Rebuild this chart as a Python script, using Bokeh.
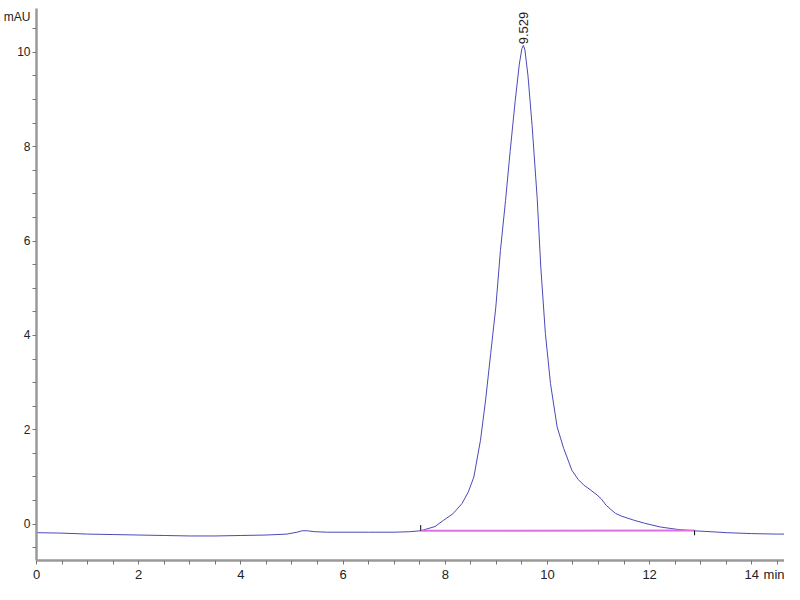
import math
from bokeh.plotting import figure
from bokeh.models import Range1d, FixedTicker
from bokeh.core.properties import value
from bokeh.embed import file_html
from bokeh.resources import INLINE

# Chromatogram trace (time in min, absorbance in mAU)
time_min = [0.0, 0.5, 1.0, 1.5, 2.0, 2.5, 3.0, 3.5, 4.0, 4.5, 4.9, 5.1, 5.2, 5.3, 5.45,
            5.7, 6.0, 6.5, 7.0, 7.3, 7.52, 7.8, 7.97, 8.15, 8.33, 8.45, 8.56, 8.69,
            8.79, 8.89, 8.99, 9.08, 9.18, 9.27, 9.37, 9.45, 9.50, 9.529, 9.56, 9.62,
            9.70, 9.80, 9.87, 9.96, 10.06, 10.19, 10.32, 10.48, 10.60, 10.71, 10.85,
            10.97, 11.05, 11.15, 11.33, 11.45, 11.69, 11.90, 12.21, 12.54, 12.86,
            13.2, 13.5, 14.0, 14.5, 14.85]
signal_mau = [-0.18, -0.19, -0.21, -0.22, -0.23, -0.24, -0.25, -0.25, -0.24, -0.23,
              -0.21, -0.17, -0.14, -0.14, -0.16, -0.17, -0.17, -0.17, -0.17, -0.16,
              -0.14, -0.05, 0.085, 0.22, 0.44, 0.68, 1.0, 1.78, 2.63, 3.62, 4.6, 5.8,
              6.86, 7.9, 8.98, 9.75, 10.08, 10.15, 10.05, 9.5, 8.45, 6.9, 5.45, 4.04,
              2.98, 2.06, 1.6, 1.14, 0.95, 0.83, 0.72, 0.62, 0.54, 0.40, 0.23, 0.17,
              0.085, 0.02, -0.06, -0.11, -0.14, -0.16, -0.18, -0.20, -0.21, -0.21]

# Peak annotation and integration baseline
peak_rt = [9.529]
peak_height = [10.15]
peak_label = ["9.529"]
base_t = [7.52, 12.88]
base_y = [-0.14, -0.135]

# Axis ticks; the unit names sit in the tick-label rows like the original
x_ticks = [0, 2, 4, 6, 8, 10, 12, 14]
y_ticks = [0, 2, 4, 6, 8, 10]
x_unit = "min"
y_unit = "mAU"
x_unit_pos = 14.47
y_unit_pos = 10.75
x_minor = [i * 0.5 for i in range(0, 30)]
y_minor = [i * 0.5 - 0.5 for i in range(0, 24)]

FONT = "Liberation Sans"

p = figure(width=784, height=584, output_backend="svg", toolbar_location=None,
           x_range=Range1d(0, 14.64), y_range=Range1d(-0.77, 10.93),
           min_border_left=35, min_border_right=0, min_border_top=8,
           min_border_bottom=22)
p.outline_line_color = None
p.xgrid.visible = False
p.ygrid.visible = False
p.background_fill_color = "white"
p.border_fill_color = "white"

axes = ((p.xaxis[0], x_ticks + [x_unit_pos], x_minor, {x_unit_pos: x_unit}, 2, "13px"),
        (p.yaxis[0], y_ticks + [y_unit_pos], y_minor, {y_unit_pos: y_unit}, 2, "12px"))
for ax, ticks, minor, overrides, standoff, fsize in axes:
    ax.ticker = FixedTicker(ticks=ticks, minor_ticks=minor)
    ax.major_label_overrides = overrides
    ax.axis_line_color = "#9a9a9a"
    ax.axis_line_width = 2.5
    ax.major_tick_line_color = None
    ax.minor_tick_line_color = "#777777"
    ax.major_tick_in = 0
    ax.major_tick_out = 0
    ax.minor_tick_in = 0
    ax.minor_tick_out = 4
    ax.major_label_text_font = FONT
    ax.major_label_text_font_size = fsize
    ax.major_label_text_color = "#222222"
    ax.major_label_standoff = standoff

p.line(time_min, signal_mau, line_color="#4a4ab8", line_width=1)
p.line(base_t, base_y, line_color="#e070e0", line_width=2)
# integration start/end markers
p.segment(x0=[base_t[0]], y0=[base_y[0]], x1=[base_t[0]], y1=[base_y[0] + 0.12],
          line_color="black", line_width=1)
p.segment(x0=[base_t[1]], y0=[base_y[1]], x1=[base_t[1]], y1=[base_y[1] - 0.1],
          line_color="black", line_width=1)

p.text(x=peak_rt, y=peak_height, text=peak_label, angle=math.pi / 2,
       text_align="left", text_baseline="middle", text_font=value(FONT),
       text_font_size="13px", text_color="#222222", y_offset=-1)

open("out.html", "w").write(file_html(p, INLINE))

| WHAT NEEDS TO BE DONE |
Write out the listing word for word, omitting the pictures it holds.

| WRITTEN REPLY |
Rebuild this chart as a Python script, using Bokeh.
import math
from bokeh.plotting import figure
from bokeh.models import Range1d, FixedTicker
from bokeh.core.properties import value
from bokeh.embed import file_html
from bokeh.resources import INLINE

# Chromatogram trace (time in min, absorbance in mAU)
time_min = [0.0, 0.5, 1.0, 1.5, 2.0, 2.5, 3.0, 3.5, 4.0, 4.5, 4.9, 5.1, 5.2, 5.3, 5.45,
            5.7, 6.0, 6.5, 7.0, 7.3, 7.52, 7.8, 7.97, 8.15, 8.33, 8.45, 8.56, 8.69,
            8.79, 8.89, 8.99, 9.08, 9.18, 9.27, 9.37, 9.45, 9.50, 9.529, 9.56, 9.62,
            9.70, 9.80, 9.87, 9.96, 10.06, 10.19, 10.32, 10.48, 10.60, 10.71, 10.85,
            10.97, 11.05, 11.15, 11.33, 11.45, 11.69, 11.90, 12.21, 12.54, 12.86,
            13.2, 13.5, 14.0, 14.5, 14.85]
signal_mau = [-0.18, -0.19, -0.21, -0.22, -0.23, -0.24, -0.25, -0.25, -0.24, -0.23,
              -0.21, -0.17, -0.14, -0.14, -0.16, -0.17, -0.17, -0.17, -0.17, -0.16,
              -0.14, -0.05, 0.085, 0.22, 0.44, 0.68, 1.0, 1.78, 2.63, 3.62, 4.6, 5.8,
              6.86, 7.9, 8.98, 9.75, 10.08, 10.15, 10.05, 9.5, 8.45, 6.9, 5.45, 4.04,
              2.98, 2.06, 1.6, 1.14, 0.95, 0.83, 0.72, 0.62, 0.54, 0.40, 0.23, 0.17,
              0.085, 0.02, -0.06, -0.11, -0.14, -0.16, -0.18, -0.20, -0.21, -0.21]

# Peak annotation and integration baseline
peak_rt = [9.529]
peak_height = [10.15]
peak_label = ["9.529"]
base_t = [7.52, 12.88]
base_y = [-0.14, -0.135]

# Axis ticks; the unit names sit in the tick-label rows like the original
x_ticks = [0, 2, 4, 6, 8, 10, 12, 14]
y_ticks = [0, 2, 4, 6, 8, 10]
x_unit = "min"
y_unit = "mAU"
x_unit_pos = 14.47
y_unit_pos = 10.75
x_minor = [i * 0.5 for i in range(0, 30)]
y_minor = [i * 0.5 - 0.5 for i in range(0, 24)]

FONT = "Liberation Sans"

p = figure(width=784, height=584, output_backend="svg", toolbar_location=None,
           x_range=Range1d(0, 14.64), y_range=Range1d(-0.77, 10.93),
           min_border_left=35, min_border_right=0, min_border_top=8,
           min_border_bottom=22)
p.outline_line_color = None
p.xgrid.visible = False
p.ygrid.visible = False
p.background_fill_color = "white"
p.border_fill_color = "white"

axes = ((p.xaxis[0], x_ticks + [x_unit_pos], x_minor, {x_unit_pos: x_unit}, 2, "13px"),
        (p.yaxis[0], y_ticks + [y_unit_pos], y_minor, {y_unit_pos: y_unit}, 2, "12px"))
for ax, ticks, minor, overrides, standoff, fsize in axes:
    ax.ticker = FixedTicker(ticks=ticks, minor_ticks=minor)
    ax.major_label_overrides = overrides
    ax.axis_line_color = "#9a9a9a"
    ax.axis_line_width = 2.5
    ax.major_tick_line_color = None
    ax.minor_tick_line_color = "#777777"
    ax.major_tick_in = 0
    ax.major_tick_out = 0
    ax.minor_tick_in = 0
    ax.minor_tick_out = 4
    ax.major_label_text_font = FONT
    ax.major_label_text_font_size = fsize
    ax.major_label_text_color = "#222222"
    ax.major_label_standoff = standoff

p.line(time_min, signal_mau, line_color="#4a4ab8", line_width=1)
p.line(base_t, base_y, line_color="#e070e0", line_width=2)
# integration start/end markers
p.segment(x0=[base_t[0]], y0=[base_y[0]], x1=[base_t[0]], y1=[base_y[0] + 0.12],
          line_color="black", line_width=1)
p.segment(x0=[base_t[1]], y0=[base_y[1]], x1=[base_t[1]], y1=[base_y[1] - 0.1],
          line_color="black", line_width=1)

p.text(x=peak_rt, y=peak_height, text=peak_label, angle=math.pi / 2,
       text_align="left", text_baseline="middle", text_font=value(FONT),
       text_font_size="13px", text_color="#222222", y_offset=-1)

open("out.html", "w").write(file_html(p, INLINE))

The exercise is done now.